Objective: Without the pictures, output the lines of the material from the very first through the one that holds "plt.rcParams['font.family'] = ['Liberation".

Raw data:
========================

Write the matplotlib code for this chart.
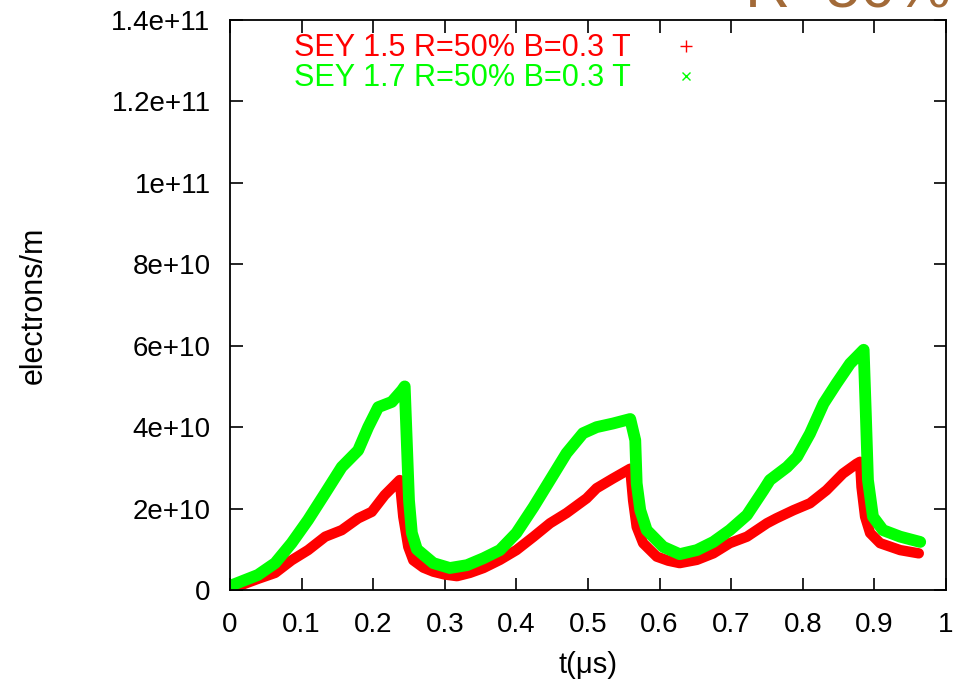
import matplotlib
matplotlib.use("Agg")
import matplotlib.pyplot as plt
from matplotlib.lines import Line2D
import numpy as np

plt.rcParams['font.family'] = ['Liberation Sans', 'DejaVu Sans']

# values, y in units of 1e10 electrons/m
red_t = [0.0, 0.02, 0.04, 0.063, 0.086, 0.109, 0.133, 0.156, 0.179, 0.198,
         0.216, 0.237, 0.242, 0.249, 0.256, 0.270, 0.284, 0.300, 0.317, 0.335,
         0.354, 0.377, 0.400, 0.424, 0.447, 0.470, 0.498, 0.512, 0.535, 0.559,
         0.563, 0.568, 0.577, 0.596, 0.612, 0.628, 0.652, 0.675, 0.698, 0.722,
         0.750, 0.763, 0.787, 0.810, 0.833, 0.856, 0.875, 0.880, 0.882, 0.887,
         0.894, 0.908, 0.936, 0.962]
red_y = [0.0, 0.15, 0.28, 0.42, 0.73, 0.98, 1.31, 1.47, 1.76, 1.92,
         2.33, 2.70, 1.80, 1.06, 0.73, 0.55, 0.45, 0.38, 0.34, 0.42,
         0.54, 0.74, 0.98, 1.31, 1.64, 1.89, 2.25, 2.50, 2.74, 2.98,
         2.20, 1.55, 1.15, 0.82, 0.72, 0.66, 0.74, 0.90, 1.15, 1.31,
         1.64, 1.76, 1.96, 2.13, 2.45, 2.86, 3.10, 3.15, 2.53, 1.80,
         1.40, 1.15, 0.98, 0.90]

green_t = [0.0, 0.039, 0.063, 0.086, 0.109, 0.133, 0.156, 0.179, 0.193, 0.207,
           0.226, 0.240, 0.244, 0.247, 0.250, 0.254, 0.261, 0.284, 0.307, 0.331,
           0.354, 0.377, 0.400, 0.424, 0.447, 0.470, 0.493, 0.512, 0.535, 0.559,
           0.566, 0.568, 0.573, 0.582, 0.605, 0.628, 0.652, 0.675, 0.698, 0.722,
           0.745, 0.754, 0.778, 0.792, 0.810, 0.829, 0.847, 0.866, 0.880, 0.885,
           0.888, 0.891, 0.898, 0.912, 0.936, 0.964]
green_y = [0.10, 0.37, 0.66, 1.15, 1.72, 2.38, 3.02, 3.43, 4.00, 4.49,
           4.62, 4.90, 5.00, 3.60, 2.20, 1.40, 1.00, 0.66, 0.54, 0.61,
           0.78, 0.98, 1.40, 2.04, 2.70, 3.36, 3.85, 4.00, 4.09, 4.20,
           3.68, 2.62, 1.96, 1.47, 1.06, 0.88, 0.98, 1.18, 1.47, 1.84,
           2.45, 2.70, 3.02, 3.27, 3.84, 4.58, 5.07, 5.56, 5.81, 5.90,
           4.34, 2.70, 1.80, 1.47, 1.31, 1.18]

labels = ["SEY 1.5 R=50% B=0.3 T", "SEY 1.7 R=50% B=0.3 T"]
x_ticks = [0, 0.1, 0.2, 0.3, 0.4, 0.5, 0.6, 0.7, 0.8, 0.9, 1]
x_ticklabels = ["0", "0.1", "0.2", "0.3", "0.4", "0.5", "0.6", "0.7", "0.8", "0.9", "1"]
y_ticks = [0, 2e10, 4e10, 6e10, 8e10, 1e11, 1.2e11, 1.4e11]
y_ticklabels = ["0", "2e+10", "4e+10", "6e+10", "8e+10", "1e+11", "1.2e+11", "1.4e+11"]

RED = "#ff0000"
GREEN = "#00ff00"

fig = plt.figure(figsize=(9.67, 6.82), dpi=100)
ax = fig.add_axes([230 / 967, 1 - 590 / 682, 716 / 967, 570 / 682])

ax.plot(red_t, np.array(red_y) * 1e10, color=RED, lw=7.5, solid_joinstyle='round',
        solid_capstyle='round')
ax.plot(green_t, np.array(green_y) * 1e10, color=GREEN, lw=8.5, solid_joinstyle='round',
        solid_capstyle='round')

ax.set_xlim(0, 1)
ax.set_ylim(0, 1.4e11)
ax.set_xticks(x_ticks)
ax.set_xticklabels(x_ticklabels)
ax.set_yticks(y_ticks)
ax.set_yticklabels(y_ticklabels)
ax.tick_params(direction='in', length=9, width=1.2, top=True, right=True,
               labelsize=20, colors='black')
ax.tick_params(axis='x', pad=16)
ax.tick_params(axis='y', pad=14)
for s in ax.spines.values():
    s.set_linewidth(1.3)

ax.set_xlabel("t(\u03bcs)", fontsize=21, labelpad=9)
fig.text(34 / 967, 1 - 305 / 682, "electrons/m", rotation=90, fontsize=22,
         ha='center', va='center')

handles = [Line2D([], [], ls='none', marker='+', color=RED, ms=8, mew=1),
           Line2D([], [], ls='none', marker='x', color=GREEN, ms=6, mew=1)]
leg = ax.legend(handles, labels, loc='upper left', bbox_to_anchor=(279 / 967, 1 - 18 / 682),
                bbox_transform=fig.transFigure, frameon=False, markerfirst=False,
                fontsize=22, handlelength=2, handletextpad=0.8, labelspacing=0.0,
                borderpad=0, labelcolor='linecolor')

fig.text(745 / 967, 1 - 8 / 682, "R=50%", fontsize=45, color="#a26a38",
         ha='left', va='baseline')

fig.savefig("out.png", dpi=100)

========================

Result:
Write the matplotlib code for this chart.
import matplotlib
matplotlib.use("Agg")
import matplotlib.pyplot as plt
from matplotlib.lines import Line2D
import numpy as np

plt.rcParams['font.family'] = ['Liberation Sans', 'DejaVu Sans']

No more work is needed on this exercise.